**What needs to be done:** Return the material exactly as supplied, apart from the pictures, which are omitted.

**Source data:**
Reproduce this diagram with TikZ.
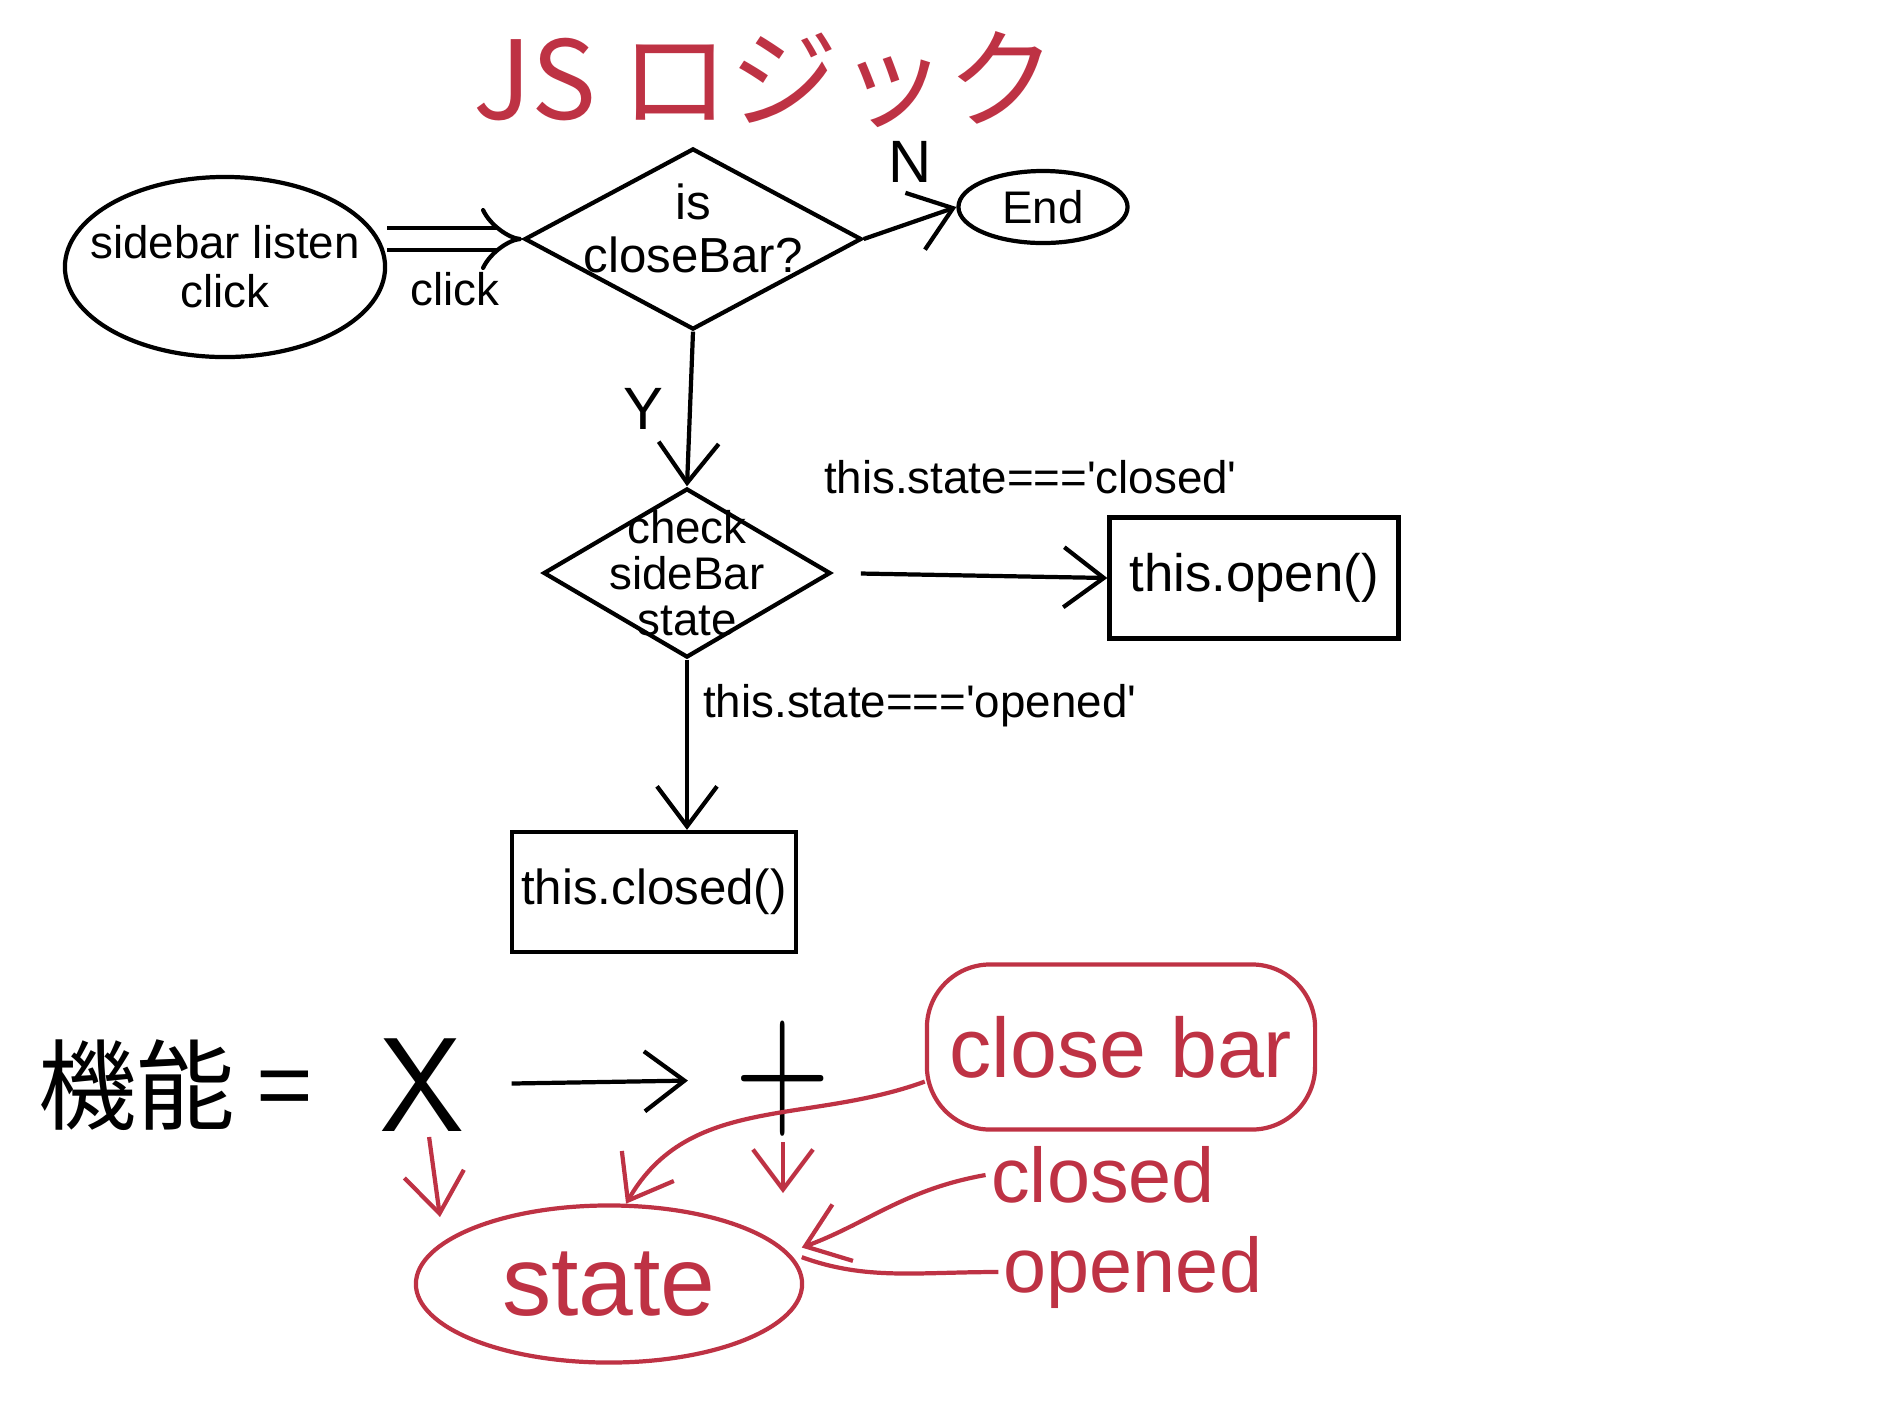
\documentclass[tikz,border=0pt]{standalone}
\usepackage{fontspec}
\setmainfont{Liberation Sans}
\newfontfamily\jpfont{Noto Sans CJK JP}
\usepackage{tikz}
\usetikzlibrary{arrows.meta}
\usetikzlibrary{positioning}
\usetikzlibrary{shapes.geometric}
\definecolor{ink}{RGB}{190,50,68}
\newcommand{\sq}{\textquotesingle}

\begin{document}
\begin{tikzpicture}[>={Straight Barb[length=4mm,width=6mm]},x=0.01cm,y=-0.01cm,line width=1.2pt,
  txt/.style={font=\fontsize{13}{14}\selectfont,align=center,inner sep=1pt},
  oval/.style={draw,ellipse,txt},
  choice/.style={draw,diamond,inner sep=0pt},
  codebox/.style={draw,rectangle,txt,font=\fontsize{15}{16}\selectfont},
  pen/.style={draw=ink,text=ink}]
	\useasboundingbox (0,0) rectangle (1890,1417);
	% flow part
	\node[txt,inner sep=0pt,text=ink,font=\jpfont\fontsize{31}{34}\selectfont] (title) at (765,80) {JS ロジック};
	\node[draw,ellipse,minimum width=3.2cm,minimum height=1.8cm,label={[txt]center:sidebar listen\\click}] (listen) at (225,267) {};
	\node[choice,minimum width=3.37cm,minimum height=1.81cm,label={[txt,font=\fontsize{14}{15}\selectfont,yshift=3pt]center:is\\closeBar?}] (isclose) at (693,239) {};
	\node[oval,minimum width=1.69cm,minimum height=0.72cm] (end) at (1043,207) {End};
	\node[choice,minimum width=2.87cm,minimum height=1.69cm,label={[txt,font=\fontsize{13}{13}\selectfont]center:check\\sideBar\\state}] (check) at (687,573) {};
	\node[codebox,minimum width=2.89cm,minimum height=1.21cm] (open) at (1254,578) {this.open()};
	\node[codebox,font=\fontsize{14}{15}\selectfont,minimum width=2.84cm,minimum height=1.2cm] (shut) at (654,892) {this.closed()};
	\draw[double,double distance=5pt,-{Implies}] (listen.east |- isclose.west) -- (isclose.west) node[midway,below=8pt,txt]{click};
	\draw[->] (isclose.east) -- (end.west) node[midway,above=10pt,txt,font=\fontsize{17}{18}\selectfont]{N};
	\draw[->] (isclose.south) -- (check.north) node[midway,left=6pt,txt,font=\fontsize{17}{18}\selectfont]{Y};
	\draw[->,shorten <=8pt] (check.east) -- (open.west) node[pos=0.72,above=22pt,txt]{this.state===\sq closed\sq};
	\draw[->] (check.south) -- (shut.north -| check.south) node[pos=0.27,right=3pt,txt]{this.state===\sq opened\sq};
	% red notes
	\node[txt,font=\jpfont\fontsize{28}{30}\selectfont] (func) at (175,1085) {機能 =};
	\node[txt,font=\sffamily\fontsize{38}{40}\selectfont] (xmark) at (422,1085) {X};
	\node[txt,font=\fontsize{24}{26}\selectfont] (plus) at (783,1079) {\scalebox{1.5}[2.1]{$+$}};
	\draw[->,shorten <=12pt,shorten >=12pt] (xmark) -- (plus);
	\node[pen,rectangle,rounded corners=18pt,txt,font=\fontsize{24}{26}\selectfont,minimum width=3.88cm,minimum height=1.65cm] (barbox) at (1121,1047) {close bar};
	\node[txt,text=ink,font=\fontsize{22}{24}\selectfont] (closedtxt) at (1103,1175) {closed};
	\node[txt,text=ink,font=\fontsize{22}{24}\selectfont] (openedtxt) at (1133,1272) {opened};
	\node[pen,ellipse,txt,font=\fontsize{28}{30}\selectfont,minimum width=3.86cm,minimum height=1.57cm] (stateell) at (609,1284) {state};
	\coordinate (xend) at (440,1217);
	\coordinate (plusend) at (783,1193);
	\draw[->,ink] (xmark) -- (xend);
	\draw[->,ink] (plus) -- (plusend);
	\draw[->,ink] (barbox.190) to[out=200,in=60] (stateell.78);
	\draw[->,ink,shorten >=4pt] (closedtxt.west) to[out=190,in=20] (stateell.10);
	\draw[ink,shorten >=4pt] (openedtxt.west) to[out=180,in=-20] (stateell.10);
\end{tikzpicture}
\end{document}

**Correct response:**
Reproduce this diagram with TikZ.
\documentclass[tikz,border=0pt]{standalone}
\usepackage{fontspec}
\setmainfont{Liberation Sans}
\newfontfamily\jpfont{Noto Sans CJK JP}
\usepackage{tikz}
\usetikzlibrary{arrows.meta}
\usetikzlibrary{positioning}
\usetikzlibrary{shapes.geometric}
\definecolor{ink}{RGB}{190,50,68}
\newcommand{\sq}{\textquotesingle}

\begin{document}
\begin{tikzpicture}[>={Straight Barb[length=4mm,width=6mm]},x=0.01cm,y=-0.01cm,line width=1.2pt,
  txt/.style={font=\fontsize{13}{14}\selectfont,align=center,inner sep=1pt},
  oval/.style={draw,ellipse,txt},
  choice/.style={draw,diamond,inner sep=0pt},
  codebox/.style={draw,rectangle,txt,font=\fontsize{15}{16}\selectfont},
  pen/.style={draw=ink,text=ink}]
	\useasboundingbox (0,0) rectangle (1890,1417);
	% flow part
	\node[txt,inner sep=0pt,text=ink,font=\jpfont\fontsize{31}{34}\selectfont] (title) at (765,80) {JS ロジック};
	\node[draw,ellipse,minimum width=3.2cm,minimum height=1.8cm,label={[txt]center:sidebar listen\\click}] (listen) at (225,267) {};
	\node[choice,minimum width=3.37cm,minimum height=1.81cm,label={[txt,font=\fontsize{14}{15}\selectfont,yshift=3pt]center:is\\closeBar?}] (isclose) at (693,239) {};
	\node[oval,minimum width=1.69cm,minimum height=0.72cm] (end) at (1043,207) {End};
	\node[choice,minimum width=2.87cm,minimum height=1.69cm,label={[txt,font=\fontsize{13}{13}\selectfont]center:check\\sideBar\\state}] (check) at (687,573) {};
	\node[codebox,minimum width=2.89cm,minimum height=1.21cm] (open) at (1254,578) {this.open()};
	\node[codebox,font=\fontsize{14}{15}\selectfont,minimum width=2.84cm,minimum height=1.2cm] (shut) at (654,892) {this.closed()};
	\draw[double,double distance=5pt,-{Implies}] (listen.east |- isclose.west) -- (isclose.west) node[midway,below=8pt,txt]{click};
	\draw[->] (isclose.east) -- (end.west) node[midway,above=10pt,txt,font=\fontsize{17}{18}\selectfont]{N};
	\draw[->] (isclose.south) -- (check.north) node[midway,left=6pt,txt,font=\fontsize{17}{18}\selectfont]{Y};
	\draw[->,shorten <=8pt] (check.east) -- (open.west) node[pos=0.72,above=22pt,txt]{this.state===\sq closed\sq};
	\draw[->] (check.south) -- (shut.north -| check.south) node[pos=0.27,right=3pt,txt]{this.state===\sq opened\sq};
	% red notes
	\node[txt,font=\jpfont\fontsize{28}{30}\selectfont] (func) at (175,1085) {機能 =};
	\node[txt,font=\sffamily\fontsize{38}{40}\selectfont] (xmark) at (422,1085) {X};
	\node[txt,font=\fontsize{24}{26}\selectfont] (plus) at (783,1079) {\scalebox{1.5}[2.1]{$+$}};
	\draw[->,shorten <=12pt,shorten >=12pt] (xmark) -- (plus);
	\node[pen,rectangle,rounded corners=18pt,txt,font=\fontsize{24}{26}\selectfont,minimum width=3.88cm,minimum height=1.65cm] (barbox) at (1121,1047) {close bar};
	\node[txt,text=ink,font=\fontsize{22}{24}\selectfont] (closedtxt) at (1103,1175) {closed};
	\node[txt,text=ink,font=\fontsize{22}{24}\selectfont] (openedtxt) at (1133,1272) {opened};
	\node[pen,ellipse,txt,font=\fontsize{28}{30}\selectfont,minimum width=3.86cm,minimum height=1.57cm] (stateell) at (609,1284) {state};
	\coordinate (xend) at (440,1217);
	\coordinate (plusend) at (783,1193);
	\draw[->,ink] (xmark) -- (xend);
	\draw[->,ink] (plus) -- (plusend);
	\draw[->,ink] (barbox.190) to[out=200,in=60] (stateell.78);
	\draw[->,ink,shorten >=4pt] (closedtxt.west) to[out=190,in=20] (stateell.10);
	\draw[ink,shorten >=4pt] (openedtxt.west) to[out=180,in=-20] (stateell.10);
\end{tikzpicture}
\end{document}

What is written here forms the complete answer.